This fortification introduces the next phase of the
history of the site. At a period which, on the evidence of
excavation, is placed provisionally in the middle or the third
quarter or the third century, a space nearly 300 ft. square,
with the great platform in its centre, was enclosed by three
V-shaped ditches, doubtless with an earthen rampart on their
inmost margin. The eastern side of these defences has been
almost completely destroyed by erosion. In the midst of the
western side is a causeway through them. The courtyard-house to
the north-east of the platform was respected by the builders of
these defences, since the two outer ditches are stopped against
it and the innermost curves slightly to avoid it.

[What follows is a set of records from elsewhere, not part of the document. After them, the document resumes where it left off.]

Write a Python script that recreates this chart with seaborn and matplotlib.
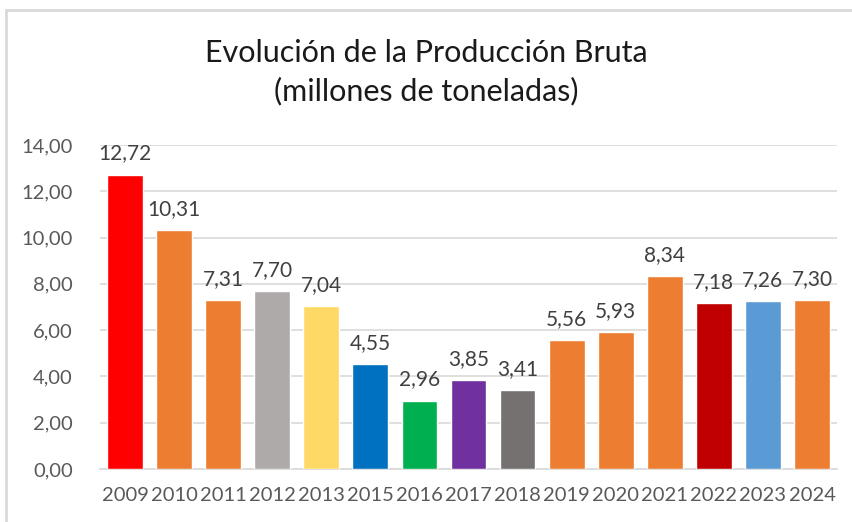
import matplotlib
matplotlib.use("Agg")
import matplotlib.pyplot as plt
import seaborn as sns
import pandas as pd
from matplotlib.lines import Line2D

years = ["2009", "2010", "2011", "2012", "2013", "2015", "2016", "2017",
         "2018", "2019", "2020", "2021", "2022", "2023", "2024"]
values = [12.72, 10.31, 7.31, 7.70, 7.04, 4.55, 2.96, 3.85,
          3.41, 5.56, 5.93, 8.34, 7.18, 7.26, 7.30]
colors = ["#FF0000", "#ED7D31", "#ED7D31", "#AEAAAA", "#FFD966", "#0070C0",
          "#00B050", "#7030A0", "#767171", "#ED7D31", "#ED7D31", "#ED7D31",
          "#C00000", "#5B9BD5", "#ED7D31"]
yticks = [0, 2, 4, 6, 8, 10, 12, 14]
title = "Evolución de la Producción Bruta\n(millones de toneladas)"

sns.set_style("white")
plt.rcParams["font.family"] = ["Lato", "DejaVu Sans"]

df = pd.DataFrame({"year": years, "value": values})

fig = plt.figure(figsize=(8.53, 5.22), dpi=100)
ax = fig.add_axes([0.1178, 0.1015, 0.8629, 0.6207])

sns.barplot(data=df, x="year", y="value", hue="year", palette=colors,
            order=years, hue_order=years, legend=False, width=0.73,
            saturation=1, ax=ax, zorder=3)

ax.set_ylim(0, 14)
ax.set_xlim(-0.5, len(years) - 0.5)
ax.set_yticks(yticks)
ax.set_yticklabels([f"{v:.2f}".replace(".", ",") for v in yticks])
ax.yaxis.grid(True, color="#D9D9D9", linewidth=1.2, zorder=0)
ax.set_axisbelow(True)
for s in ["top", "right", "left"]:
    ax.spines[s].set_visible(False)
ax.spines["bottom"].set_color("#D9D9D9")
ax.spines["bottom"].set_linewidth(1.2)
ax.tick_params(axis="both", length=0, labelsize=14.5, colors="#595959")
ax.tick_params(axis="x", pad=13)
ax.tick_params(axis="y", pad=20)
ax.set_xlabel("")
ax.set_ylabel("")

for i, v in enumerate(values):
    ax.annotate(f"{v:.2f}".replace(".", ","), (i, v), xytext=(0, 8),
                textcoords="offset points", ha="center", va="bottom",
                fontsize=15, color="#404040")

fig.text(0.5, 0.862, title, ha="center", va="center", fontsize=22,
         color="#1a1a1a", linespacing=1.4)

fig.add_artist(Line2D([6/853, 6/853], [0, 1 - 10/522], color="#D9D9D9",
                      linewidth=2, transform=fig.transFigure))
fig.add_artist(Line2D([6/853, 1], [1 - 10/522, 1 - 10/522], color="#D9D9D9",
                      linewidth=2, transform=fig.transFigure))

fig.savefig("out.png", dpi=100)
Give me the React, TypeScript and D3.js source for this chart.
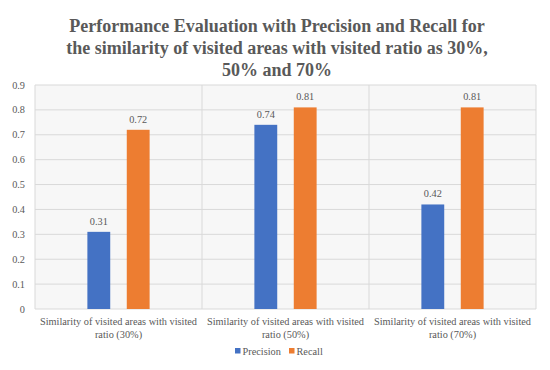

Otherwise, no
structure has yet been identified with this small fort, and it
is, indeed, difficult not to believe that the primary object of
the entrenchments was to protect the structure on the platform.
If this served as a look-out and an aid to shipping, it may well
be that in the earlier years of the Saxon raids, before the
elaboration of the Saxon-Shore defensive system, it was found
necessary to take this provisional step to protect one of the
principal seamarks of the Channel Fleet.
How long this small fort remained in use is not
altogether evident, but it was observed that ‘the ditches
showed little sign of having been open for any length of
time.’ They probably remained operative, however, until they
were superseded by the Saxon-Shore fortress as we now know it.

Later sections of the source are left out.